Problem details: Go through the records below line by line. Count the lines with "this" and give the count alone.

────────────────────

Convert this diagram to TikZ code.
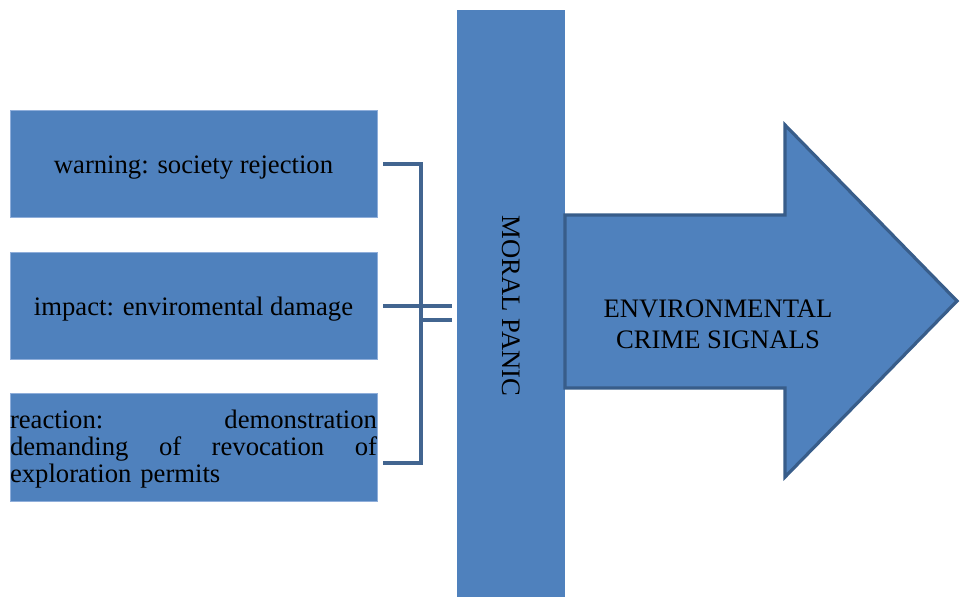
\documentclass[tikz,border=0pt]{standalone}
\usepackage{fontspec}
\setmainfont{Liberation Serif}
\usepackage{xcolor}
\usetikzlibrary{calc,positioning}
\definecolor{boxblue}{HTML}{4F81BD}
\definecolor{edgeblue}{HTML}{385D8A}
\definecolor{rimblue}{HTML}{8FAEDA}

\begin{document}
\begin{tikzpicture}[x=0.75pt, y=-0.75pt]
	\tikzstyle{every node}=[font=\fontsize{20}{20.25}\selectfont]
	\tikzstyle{cause}=[fill=boxblue, draw=rimblue, line width=0.6pt, minimum width=275.25pt, minimum height=80.6pt, inner sep=0pt, text height=13.5pt, text depth=0pt]
	\tikzstyle{bracket}=[draw=edgeblue!95, line width=3.4pt]
	\useasboundingbox (0,0) rectangle (962,597);
	% the three causes
	\node [cause] (warn) at (193.5,164) {warning: society rejection};
	\node [cause] (imp) at (193.5,306) {impact: enviromental damage};
	\node [cause, text width=275.25pt, align=left, text height=14pt, text depth=43.2pt] (react) at (193.5,447.5) {reaction:\hfill demonstration\\ demanding\hfill of\hfill revocation\hfill of\\ exploration permits};
	% moral panic bar
	\node [fill=boxblue, minimum width=81pt, minimum height=440.25pt, inner sep=0pt] (moral) at (511,303.5) {};
	\node [rotate=-90] (moraltxt) at ([yshift=-2pt]moral.center) {MORAL PANIC};
	% bracket joining the causes to the bar
	\coordinate (spine) at (421,306);
	\coordinate (reactend) at (383,463);
	\draw [bracket] ([xshift=4.5pt]warn.east) -| (spine) |- (reactend);
	\draw [bracket] ([xshift=4.5pt]imp.east) -- ([xshift=-3.75pt]imp.east -| moral.west);
	\draw [bracket] ([yshift=-10.5pt]spine) -- ([xshift=-3.75pt,yshift=-10.5pt]spine -| moral.west);
	% big arrow
	\draw [fill=boxblue, draw=edgeblue, line width=2.4pt] (565,215) -- (785,215) -- (785,125) -- (957,301) -- (785,477) -- (785,388) -- (565,388) -- cycle;
	\node [align=center, font=\fontsize{20}{23.25}\selectfont] (signals) at (718,324) {ENVIRONMENTAL\\CRIME SIGNALS};
\end{tikzpicture}
\end{document}
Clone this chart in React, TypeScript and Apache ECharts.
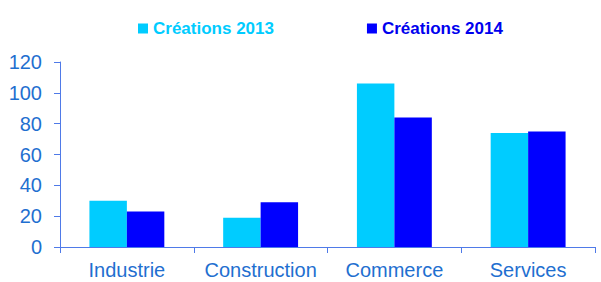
import React, { useEffect, useRef } from "react";
import * as echarts from "echarts";

const categories = ["Industrie", "Construction", "Commerce", "Services"];
const series2013 = [30, 19, 106, 74];
const series2014 = [23, 29, 84, 75];
const seriesNames = ["Créations 2013", "Créations 2014"];

export default function App() {
  const ref = useRef<HTMLDivElement>(null);
  useEffect(() => {
    const chart = echarts.init(ref.current!, null, { renderer: "svg" });
    const axisColor = "#4f7ae8";
    const labelColor = "#1f6fd0";
    chart.setOption({
      animation: false,
      legend: {
        top: 15,
        left: 133,
        itemGap: 93,
        itemWidth: 10,
        itemHeight: 10,
        icon: "rect",
        textStyle: { fontFamily: "Liberation Sans, Arial", fontWeight: "bold", fontSize: 17 },
        data: [
          { name: seriesNames[0], textStyle: { color: "#00ccff" } },
          { name: seriesNames[1], textStyle: { color: "#0000ee" } },
        ],
      },
      grid: { left: 60, right: 6, top: 62, bottom: 35, containLabel: false },
      xAxis: {
        type: "category",
        data: categories,
        axisLine: { lineStyle: { color: axisColor, width: 1 } },
        axisTick: { show: true, length: 6, lineStyle: { color: axisColor } },
        axisLabel: {
          interval: 0,
          color: labelColor,
          fontFamily: "Liberation Sans, Arial",
          fontSize: 20,
          margin: 13,
        },
      },
      yAxis: {
        type: "value",
        min: 0,
        max: 120,
        interval: 20,
        splitLine: { show: false },
        axisLine: { show: true, lineStyle: { color: axisColor, width: 1 } },
        axisTick: { show: true, length: 6, lineStyle: { color: axisColor } },
        axisLabel: {
          color: labelColor,
          fontFamily: "Liberation Sans, Arial",
          fontSize: 20,
          margin: 18,
        },
      },
      series: [
        {
          name: seriesNames[0],
          type: "bar",
          data: series2013,
          barWidth: "28%",
          barGap: "0%",
          itemStyle: { color: "#00ccff" },
        },
        {
          name: seriesNames[1],
          type: "bar",
          data: series2014,
          barWidth: "28%",
          barGap: "0%",
          itemStyle: { color: "#0000ff" },
        },
      ],
    });
    return () => chart.dispose();
  }, []);
  return <div ref={ref} style={{ width: 601, height: 282, position: "absolute", left: 0, top: 0 }} />;
}
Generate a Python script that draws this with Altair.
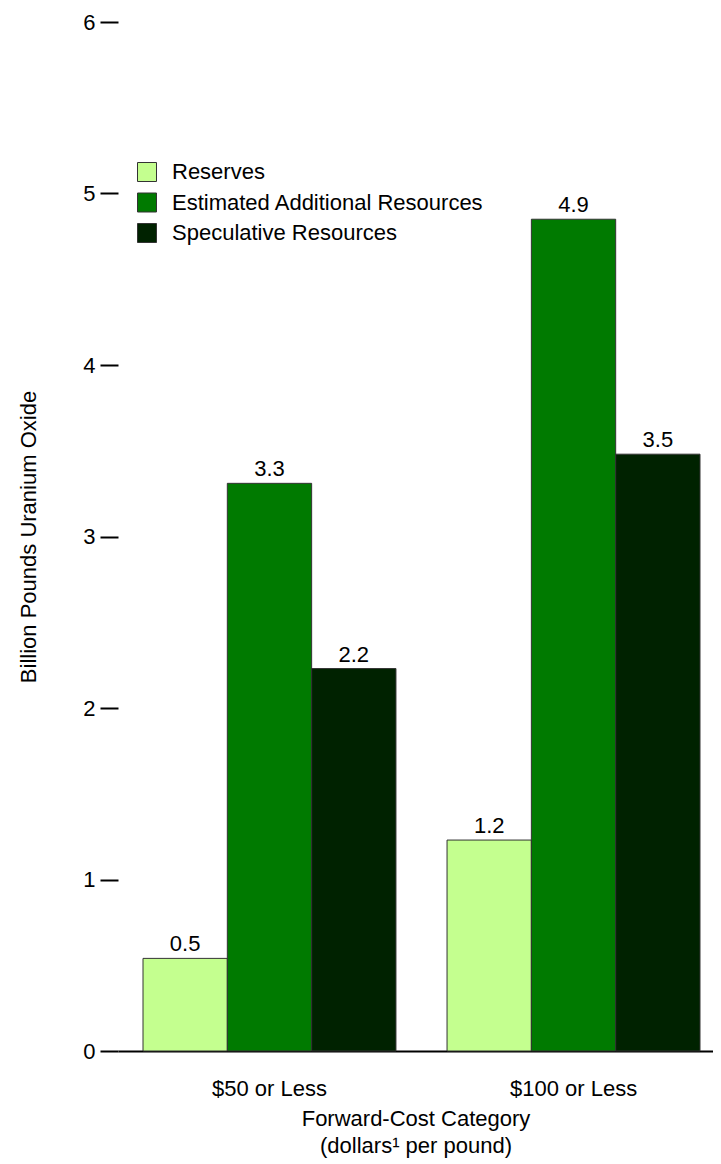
import altair as alt
import pandas as pd

categories = ["$50 or Less", "$100 or Less"]
series = ["Reserves", "Estimated Additional Resources", "Speculative Resources"]
reserves = [0.54, 1.23]
estimated = [3.31, 4.85]
speculative = [2.23, 3.48]
labels_reserves = ["0.5", "1.2"]
labels_estimated = ["3.3", "4.9"]
labels_speculative = ["2.2", "3.5"]
colors = ["#C4FF8F", "#007A00", "#002200"]
y_ticks = [0, 1, 2, 3, 4, 5, 6]

rows = []
for i, c in enumerate(categories):
    for s, vals, labs in zip(series, [reserves, estimated, speculative],
                             [labels_reserves, labels_estimated, labels_speculative]):
        rows.append({"category": c, "series": s, "value": vals[i], "label": labs[i]})
df = pd.DataFrame(rows)

FONT = "Liberation Sans"
FS = 22

x_enc = alt.X("category:N", sort=categories,
              scale=alt.Scale(paddingInner=0.168, paddingOuter=0.0625, align=0.658),
              axis=alt.Axis(title=["Forward-Cost Category", "(dollars\u00b9 per pound)"],
                            labelAngle=0, ticks=False, labelPadding=27,
                            labelFontSize=FS, titleFontSize=FS, titleFontWeight="normal",
                            titlePadding=9, titleLineHeight=27,
                            domain=True, domainColor="black", domainWidth=2,
                            labelColor="black", titleColor="black"))
xoff = alt.XOffset("series:N", sort=series, scale=alt.Scale(paddingInner=0, paddingOuter=0))
y_enc = alt.Y("value:Q", scale=alt.Scale(domain=[0, 6], nice=False),
              axis=alt.Axis(title="Billion Pounds Uranium Oxide", values=y_ticks, format="d",
                            grid=False, domain=False, ticks=True, tickSize=18,
                            tickWidth=2, tickColor="black", labelPadding=5,
                            labelFontSize=FS, titleFontSize=FS, titleFontWeight="normal",
                            titlePadding=42, labelColor="black", titleColor="black"))

bars = alt.Chart(df).mark_bar(stroke="#333333", strokeWidth=1).encode(
    x=x_enc, xOffset=xoff, y=y_enc,
    color=alt.Color("series:N", sort=series,
                    scale=alt.Scale(domain=series, range=colors),
                    legend=alt.Legend(title=None, orient="none", legendX=18, legendY=139,
                                      symbolType="square", symbolSize=361,
                                      symbolStrokeColor="#333333", symbolStrokeWidth=1,
                                      labelFontSize=FS, labelColor="black", labelLimit=500,
                                      rowPadding=6.5, labelOffset=14)),
)

text = alt.Chart(df).mark_text(dy=-14, fontSize=FS, color="black", font=FONT).encode(
    x=alt.X("category:N", sort=categories), xOffset=xoff, y="value:Q", text="label:N"
)

chart = (bars + text).properties(
    width=595, height=1029,
    autosize=alt.AutoSizeParams(type="none"),
    padding={"left": 110, "top": 14, "right": 0, "bottom": 107},
).configure(font=FONT).configure_view(stroke=None)

chart.save("out.html", embed_options={"renderer": "svg", "actions": False})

────────────────────

Exercise solution: 3